Clementine borrows a couple of characters that were seen briefly in Boneshaker, Croggon Hainey and his crew, who are in pursuit of his stolen airship, the Free Crow. At the same time, Priest introduces a new character, Maria “Belle” Boyd, a former Confederate Spy, who has been hired by the infamous Pinkerton Detective Agency to ensure delivery of the cargo of another airship, with weapons for the Union. The two characters collide when their paths cross, and work together to reach their respective goals: Hainey to retrieve his ship, Boyd finish out her first job with the Pinkertons.
The book, while short, is an entertaining read that tells a compact story set in Priest’s Clockwork Century universe, first seen in Boneshaker, which proved to be an interesting, if somewhat limited view of the outside world, where elements of the ongoing conflict were alluded to, but not seen.
That might have been the better approach, however, because while it’s good to see that Priest is continuing the series, Clementine is constricted by its size – a mere 201 pages, with easily twice that amount of story shoved into it, making it feel like there was much more to tell. Events happen rather quickly, conveniently and at points, the fact that this is set in a Steampunk world is something that’s pushed forward often and the end result feels somewhat forced, where Boneshaker felt like it flowed forward a bit easier in its own world.
The size issue is to be expected, given the length of the novella, but the story simply feels too big in scale to really fit in. Fortunately, the book holds enough to really hold one’s interest throughout as it flies by – this is a quick read, and there is plenty of action and gunplay to keep the events moving along briskly.
One of the points that I found most interesting was the attention to detail that Priest exhibits when it comes to prior historical record and the Civil War, but also social relations. With the Civil War continuing onwards, there is a ripple throughout the country on the impact of the war, which is nicely seen here: race relations, mercenary organizations, military hardware and similar happenings are seen throughout the story, and I have to commend Priest on moving towards the Civil War slowly – I suspect that something like that would be several books in and of itself.
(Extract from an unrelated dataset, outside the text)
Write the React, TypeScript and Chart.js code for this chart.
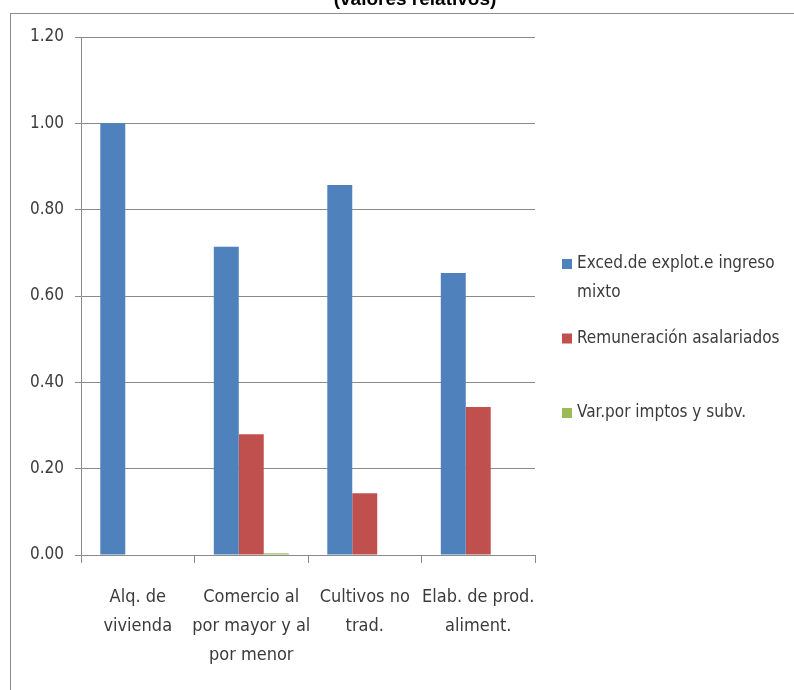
import React, { useEffect, useRef } from "react";
import { Chart, registerables } from "chart.js";

Chart.register(...registerables);

const categories: string[][] = [
  ["Alq. de", "vivienda"],
  ["Comercio al", "por mayor y al", "por menor"],
  ["Cultivos no", "trad."],
  ["Elab. de prod.", "aliment."],
];
const seriesNames = [
  "Exced.de explot.e ingreso mixto",
  "Remuneración asalariados",
  "Var.por imptos y subv.",
];
const excedente = [1.0, 0.714, 0.857, 0.653];
const remuneracion = [0, 0.28, 0.143, 0.343];
const impuestos = [0, 0.004, 0, 0];
const yTicks = [0, 0.2, 0.4, 0.6, 0.8, 1.0, 1.2];
const titleText = "(valores relativos)";

const COLORS = ["#4F81BD", "#C0504D", "#9BBB59"];
const FONT = "'DejaVu Sans Condensed', 'Liberation Sans', sans-serif";
const GRID = "#8a8a8a";
const TEXT = "#3b3b3b";

const decorPlugin = {
  id: "decor",
  beforeDraw(chart: any) {
    const ctx = chart.ctx;
    ctx.save();
    ctx.fillStyle = "#ffffff";
    ctx.fillRect(0, 0, chart.width, chart.height);
    ctx.strokeStyle = "#8c8c8c";
    ctx.lineWidth = 1;
    ctx.strokeRect(10.5, 13.5, chart.width, chart.height);
    ctx.fillStyle = "#000000";
    ctx.font = "bold 19px 'Liberation Sans', Arial, sans-serif";
    ctx.textAlign = "center";
    ctx.textBaseline = "alphabetic";
    ctx.fillText(titleText, 415, 5);
    ctx.restore();
  },
  afterDraw(chart: any) {
    const ctx = chart.ctx;
    ctx.save();
    ctx.font = "17px " + FONT;
    ctx.textBaseline = "middle";
    ctx.textAlign = "left";
    const x0 = 562;
    const maxW = 210;
    chart.data.datasets.forEach((ds: any, i: number) => {
      const cy = 264 + i * 74.5;
      ctx.fillStyle = ds.backgroundColor;
      ctx.fillRect(x0, cy - 5, 10, 10);
      ctx.fillStyle = TEXT;
      const words = String(ds.label).split(" ");
      const lines: string[] = [];
      let cur = "";
      words.forEach((w) => {
        const t = cur ? cur + " " + w : w;
        if (ctx.measureText(t).width > maxW && cur) {
          lines.push(cur);
          cur = w;
        } else cur = t;
      });
      if (cur) lines.push(cur);
      lines.forEach((ln, k) => ctx.fillText(ln, x0 + 15, cy + k * 29));
    });
    ctx.restore();
  },
};

export default function App() {
  const ref = useRef<HTMLCanvasElement>(null);
  useEffect(() => {
    document.body.style.margin = "0";
    const chart = new Chart(ref.current as HTMLCanvasElement, {
      type: "bar",
      data: {
        labels: categories,
        datasets: [
          { label: seriesNames[0], data: excedente, backgroundColor: COLORS[0] },
          { label: seriesNames[1], data: remuneracion, backgroundColor: COLORS[1] },
          { label: seriesNames[2], data: impuestos, backgroundColor: COLORS[2] },
        ],
      },
      options: {
        animation: false,
        responsive: false,
        devicePixelRatio: 1,
        layout: { padding: { left: 0, top: 37, right: 259, bottom: 0 } },
        datasets: { bar: { categoryPercentage: 0.66, barPercentage: 1.0 } },
        plugins: { legend: { display: false }, title: { display: false }, tooltip: { enabled: false } },
        scales: {
          x: {
            offset: true,
            grid: { offset: true, drawOnChartArea: false, drawTicks: true, tickLength: 8, color: GRID },
            border: { color: GRID },
            ticks: {
              padding: 20,
              color: TEXT,
              maxRotation: 0,
              autoSkip: false,
              font: { family: FONT, size: 18, lineHeight: 1.6 },
            },
            afterFit: (s: any) => { s.height = 135; },
          },
          y: {
            min: 0,
            max: 1.2,
            afterBuildTicks: (s: any) => { s.ticks = yTicks.map((v) => ({ value: v })); },
            grid: { color: GRID, tickLength: 6 },
            border: { color: GRID },
            ticks: {
              padding: 11,
              color: TEXT,
              font: { family: FONT, size: 17 },
              callback: (v: any) => Number(v).toFixed(2),
            },
            afterFit: (s: any) => { s.width = 81; },
          },
        },
      },
      plugins: [decorPlugin],
    });
    return () => chart.destroy();
  }, []);
  return <canvas ref={ref} width={794} height={690} style={{ display: "block" }} />;
}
The Civil War is a complicated, well documented war, and in Priest’s universe, that has continued onwards for decades longer than the actual conflict – a convenient plot device to explain the technology and event that happened in this alternate world. This short book reveals just a little bit more to the audience, but just enough to keep people wanting more. The next book, Dreadnought, is due out in a couple of weeks, and looks like it will fit far better with Clementine than it will with Boneshaker.
When putting the two together, I think that Boneshaker is the preferable book to point people towards, simply because it held my interest far better than an alternate Civil War story. There are Zombies (and while I dislike them when they’re poorly written, this wasn’t the case here), strange technology, an abandoned city and so forth, this book didn’t have the same depth, and I’m hoping that that is just due to length.
This is certainly a series that will be popular, and Clementine will be the book that the real fans will go to, to get that added bit of insight into the world while they wait for the next book to come out. It’s certainly tided me over while waiting for the next read. One can only hope that we’ll see additional stories to come out of the Clockwork Century while we wait.